Alfred Vogel - Pioneer in Natural Health
By the end of the 20th century, Alfred Vogel was renowned throughout continental Europe as a naturopath. However, his work as a pioneer of natural health is less well known in the UK, although more and more people are moving towards a lifestyle which is based, however unwittingly, on his philosophy of living in harmony with Nature.
Alfred Vogel was born just at the start of the twentieth century to a Swiss family with a deep knowledge and understanding of the benefits that Nature could bring in supporting wellbeing. Even as a small boy he began to learn about the wonders of Nature from his father and grandmother in particular.
His fascination with herbs continued into his early manhood so that, in 1923 when Vogel was 21, he had established a health store in Basel, where he soon gained a reputation for the excellence of his products and his helpfulness in advising people how to cope with day to day life. To learn more about plants and what made them so effective as remedies, Alfred Vogel created for himself a small laboratory – there he began developing remedies. He was aided in this work by his fascination, lifelong, with the writings of the many notable herbalists of the past and his extensive library of herbals is lovingly maintained at Teufen.
In 1929 he first published his Das Neue Leben (A Fresh Start) to disseminate his knowledge and understanding of the world of herbs. Now known as Gesundheits-Nachrichten (Health News), it is still published monthly in German. Healthy Way, developed to help people lead a healthy way of life, is a derivative of Vogel’s first magazine.
By the mid 1930s he had decided to move to the Appenzell region of Switzerland, where he would be allowed to practise as a herbalist and naturopath. Here he found Hätschen, the beautiful hillside house that was to become his residential clinic and indeed his home for many years. There during the late 1930s and 1940s he expanded further his knowledge and understanding of herbs and their effectiveness in treating those who came to him for help. He also began writing a major work, first published in 1952 as Der Kleine Doktor (The Nature Doctor). He regularly revised and updated the content of that publication and it is now available
worldwide in its original German, in English and in at least ten other languages.

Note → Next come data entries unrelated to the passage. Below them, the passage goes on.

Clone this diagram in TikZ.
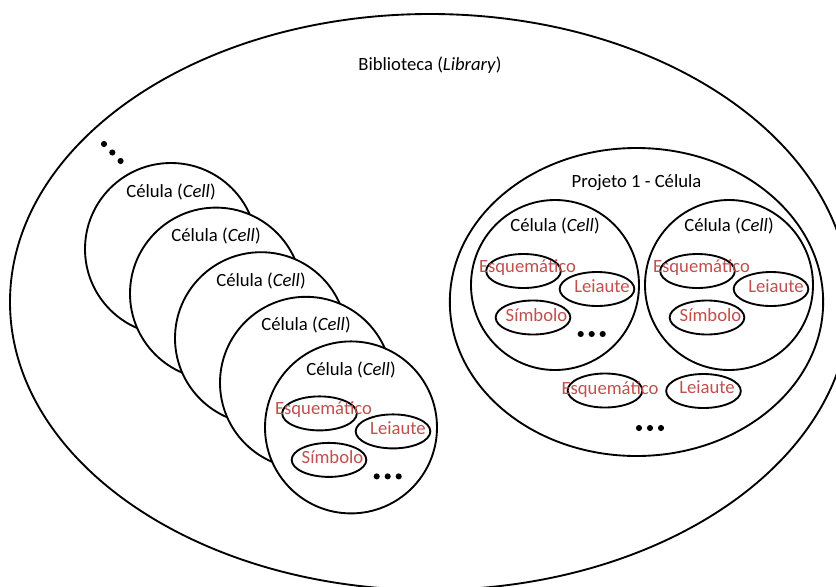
\documentclass[tikz,border=0pt]{standalone}
\usepackage{fontspec}
\setmainfont{Carlito}
\usetikzlibrary{shapes.geometric, calc, positioning}
\definecolor{viewred}{RGB}{192,80,77}
\tikzstyle{cellshape} = [draw, ellipse, fill=white, minimum width=129pt, minimum height=129pt]
\tikzstyle{viewshape} = [draw, ellipse, minimum width=56pt, minimum height=25.5pt]
\tikzstyle{celltitle} = [text height=0.85em, text depth=0.1em]
\tikzstyle{viewname} = [celltitle, text=viewred]

\begin{document}
\begin{tikzpicture}[x=0.75pt, y=-0.75pt, line width=1.4pt, font=\fontsize{14}{17}\selectfont]

  \useasboundingbox (0,0) rectangle (836,586);
  \clip (0,0) rectangle (836,586);

  % library
  \node[draw, ellipse, minimum width=630pt, minimum height=432pt] (library) at (430,302) {};
  \node[celltitle] (librarytitle) at (430,65) {Biblioteca (\textit{Library})};

  % stacked cells
  \foreach \i in {0,...,4} {
    \node[cellshape] (cell\i) at ({171+45*\i},{249+44.6*\i}) {};
    \node[celltitle] (celltitle\i) at ($(cell\i)+(0,-57)$) {Célula (\textit{Cell})};
  }
  \coordinate (moredots) at (104,144);
  \foreach \d in {0,1,2}
    \fill ($(moredots)+(8.3*\d,8.5*\d)$) circle (2.3pt);

  % project
  \node[draw, ellipse, minimum width=280pt, minimum height=231pt] (project) at (636.5,302) {};
  \node[celltitle] (projecttitle) at ($(project)+(0,-120)$) {Projeto 1 - Célula};
  \node[cellshape, minimum width=126pt, minimum height=127.5pt] (projcellA) at (555,285) {};
  \node[cellshape, minimum width=126pt, minimum height=127.5pt] (projcellB) at (729,285) {};
  \node[celltitle] (projcellAtitle) at ($(projcellA)+(0,-59)$) {Célula (\textit{Cell})};
  \node[celltitle] (projcellBtitle) at ($(projcellB)+(0,-59)$) {Célula (\textit{Cell})};

  % views of a cell
  \foreach \c in {cell4, projcellA, projcellB} {
    \node[viewshape] (\c-schem) at ($(\c)+(-31.5,-14)$) {};
    \node[viewname] (\c-schemtext) at ($(\c)+(-27.5,-18)$) {Esquemático};
    \node[viewshape] (\c-layout) at ($(\c)+(42,4)$) {};
    \node[viewname] (\c-layouttext) at ($(\c)+(47,2)$) {Leiaute};
    \node[viewshape] (\c-symbol) at ($(\c)+(-22,32.5)$) {};
    \node[viewname] (\c-symboltext) at ($(\c)+(-18.5,31)$) {Símbolo};
  }
  \foreach \c in {cell4, projcellA}
    \foreach \d in {0,1,2}
      \fill ($(\c)+(25.7+11*\d,49)$) circle (2.3pt);

  % views of the project
  \node[viewshape] (projschem) at (605,390.5) {};
  \node[viewname] (projschemtext) at (610,389) {Esquemático};
  \node[viewshape] (projlayout) at (703.5,391) {};
  \node[viewname] (projlayouttext) at (707,388) {Leiaute};
  \coordinate (projdots) at (639,428);
  \foreach \d in {0,1,2}
    \fill ($(projdots)+(11*\d,0)$) circle (2.3pt);

\end{tikzpicture}
\end{document}
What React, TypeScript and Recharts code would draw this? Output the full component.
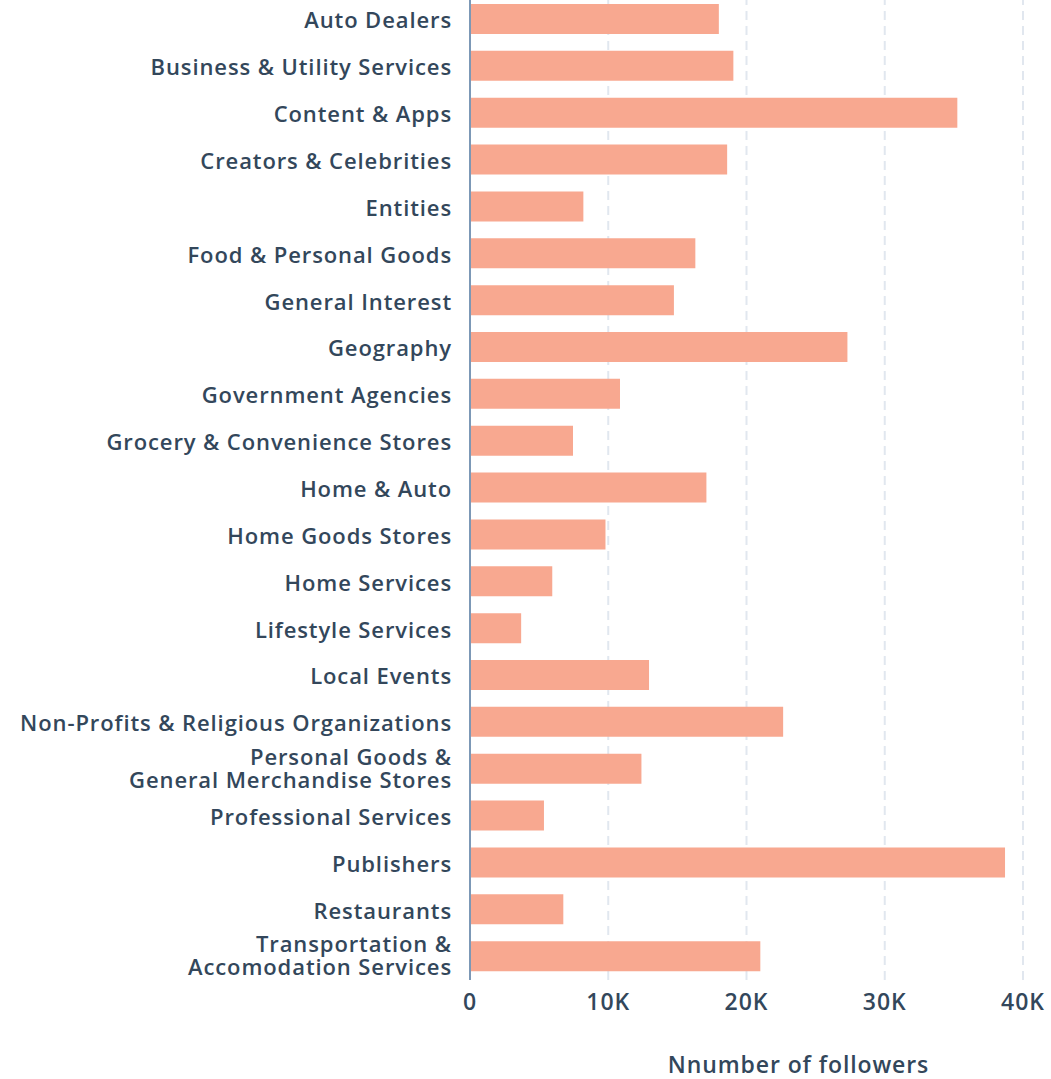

In the fertile gardens at Teufen he began to cultivate a range of medicinal herbs, without ever having recourse to chemical fertilisers or herbicides. Vogel’s garden provided him with the ideal opportunity to study his herbs throughout their development and to note the effect on his patients of remedies made directly from whole fresh plants using a process of maceration in alcohol. He had always firmly believed that the world of Nature offered everything that was needed to help people maintain their wellbeing: good fresh air, sunshine, water, wholesome foods and myriad medicinal plants that would supply supportive remedies in case of illness.
Even as the magic bullet of the antibiotics was coming to prominence on the battlefields of Europe, Alfred Vogel assiduously worked with his plants and his tinctures to ensure that an older, gentler form of medicine would remain an option for the post war generation and for the many generations that would follow.
During the 1950s his reputation continued to grow, but he had another challenge in mind. He began to travel, to learn from the indigenous peoples of other continents about the plant remedies that they had used for generations, such as Echinacea. He soon found that he was no longer able to treat all who wished to benefit from his remedies nor indeed to tend and harvest a sufficient quantity of plants to meet the growing demand. So, at an age when most men would have been considering retirement, he began a new venture – the creation of the fresh herb tincture manufacturer, Bioforce, which would follow his precepts of organically cultivating whole fresh herbs that could be turned into effective tinctures within a few hours of harvesting.
As well as being deeply involved in all aspects of Bioforce throughout the remainder of his life, Vogel continued to learn from others throughout the world, to write, to lecture and, most important, to follow his own deeply ingrained belief that well-being depended most of all on living in harmony with Nature.